# Data extract start

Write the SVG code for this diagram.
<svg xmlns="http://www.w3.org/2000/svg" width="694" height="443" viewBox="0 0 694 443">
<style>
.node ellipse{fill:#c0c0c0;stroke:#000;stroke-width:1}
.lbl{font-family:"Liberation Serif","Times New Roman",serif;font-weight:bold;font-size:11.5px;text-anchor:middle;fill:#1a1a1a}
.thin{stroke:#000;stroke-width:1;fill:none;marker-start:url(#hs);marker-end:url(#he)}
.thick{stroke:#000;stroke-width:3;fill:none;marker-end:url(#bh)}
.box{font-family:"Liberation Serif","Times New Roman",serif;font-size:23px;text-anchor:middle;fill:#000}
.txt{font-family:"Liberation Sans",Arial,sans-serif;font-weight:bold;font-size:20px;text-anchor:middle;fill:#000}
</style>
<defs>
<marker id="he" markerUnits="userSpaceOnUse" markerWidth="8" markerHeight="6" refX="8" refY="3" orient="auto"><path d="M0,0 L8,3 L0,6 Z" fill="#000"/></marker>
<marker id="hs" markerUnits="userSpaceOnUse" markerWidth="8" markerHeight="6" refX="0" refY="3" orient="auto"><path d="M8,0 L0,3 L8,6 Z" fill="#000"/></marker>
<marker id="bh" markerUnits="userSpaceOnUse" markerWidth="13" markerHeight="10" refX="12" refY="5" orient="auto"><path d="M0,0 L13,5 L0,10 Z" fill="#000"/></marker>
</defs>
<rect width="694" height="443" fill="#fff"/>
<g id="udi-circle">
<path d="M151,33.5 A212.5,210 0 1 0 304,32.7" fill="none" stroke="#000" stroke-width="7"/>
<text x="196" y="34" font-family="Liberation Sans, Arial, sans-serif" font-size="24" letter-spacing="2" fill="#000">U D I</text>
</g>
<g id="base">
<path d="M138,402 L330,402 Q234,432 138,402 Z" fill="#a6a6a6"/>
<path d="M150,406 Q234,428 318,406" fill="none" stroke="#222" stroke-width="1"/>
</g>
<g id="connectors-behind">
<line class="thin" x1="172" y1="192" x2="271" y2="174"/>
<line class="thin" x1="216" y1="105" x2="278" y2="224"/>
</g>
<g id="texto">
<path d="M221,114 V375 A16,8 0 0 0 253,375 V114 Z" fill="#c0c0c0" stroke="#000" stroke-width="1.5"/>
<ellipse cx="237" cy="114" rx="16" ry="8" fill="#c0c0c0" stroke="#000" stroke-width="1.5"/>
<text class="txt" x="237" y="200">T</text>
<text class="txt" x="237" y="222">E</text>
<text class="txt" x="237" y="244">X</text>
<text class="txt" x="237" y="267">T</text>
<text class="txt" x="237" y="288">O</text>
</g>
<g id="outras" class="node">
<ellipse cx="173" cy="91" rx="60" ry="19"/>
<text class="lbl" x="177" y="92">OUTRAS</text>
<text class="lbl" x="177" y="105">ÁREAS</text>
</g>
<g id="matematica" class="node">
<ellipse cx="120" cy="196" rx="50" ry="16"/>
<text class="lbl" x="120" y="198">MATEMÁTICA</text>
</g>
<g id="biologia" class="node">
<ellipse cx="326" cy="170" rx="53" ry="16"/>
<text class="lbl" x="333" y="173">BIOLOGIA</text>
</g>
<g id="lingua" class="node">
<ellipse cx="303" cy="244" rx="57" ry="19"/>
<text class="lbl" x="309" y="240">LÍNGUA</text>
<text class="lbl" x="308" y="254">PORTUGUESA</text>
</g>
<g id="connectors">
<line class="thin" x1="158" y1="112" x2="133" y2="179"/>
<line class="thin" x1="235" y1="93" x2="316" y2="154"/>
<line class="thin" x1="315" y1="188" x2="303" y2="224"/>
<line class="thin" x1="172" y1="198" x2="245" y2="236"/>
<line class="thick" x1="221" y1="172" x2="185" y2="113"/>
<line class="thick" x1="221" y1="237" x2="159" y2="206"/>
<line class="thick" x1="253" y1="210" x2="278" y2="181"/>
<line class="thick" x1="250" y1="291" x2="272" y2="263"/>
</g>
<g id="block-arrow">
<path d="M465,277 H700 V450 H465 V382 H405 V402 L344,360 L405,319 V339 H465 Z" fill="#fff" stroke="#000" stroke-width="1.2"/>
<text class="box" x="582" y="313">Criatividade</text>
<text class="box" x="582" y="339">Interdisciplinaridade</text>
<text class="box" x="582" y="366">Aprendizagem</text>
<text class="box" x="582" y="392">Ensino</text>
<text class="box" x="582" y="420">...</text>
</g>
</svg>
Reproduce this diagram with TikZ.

# Data extract end

What the task asks> Lines from the records above that hold "diagram" are the ones to list.

Solution to this task>
Write the SVG code for this diagram.
Reproduce this diagram with TikZ.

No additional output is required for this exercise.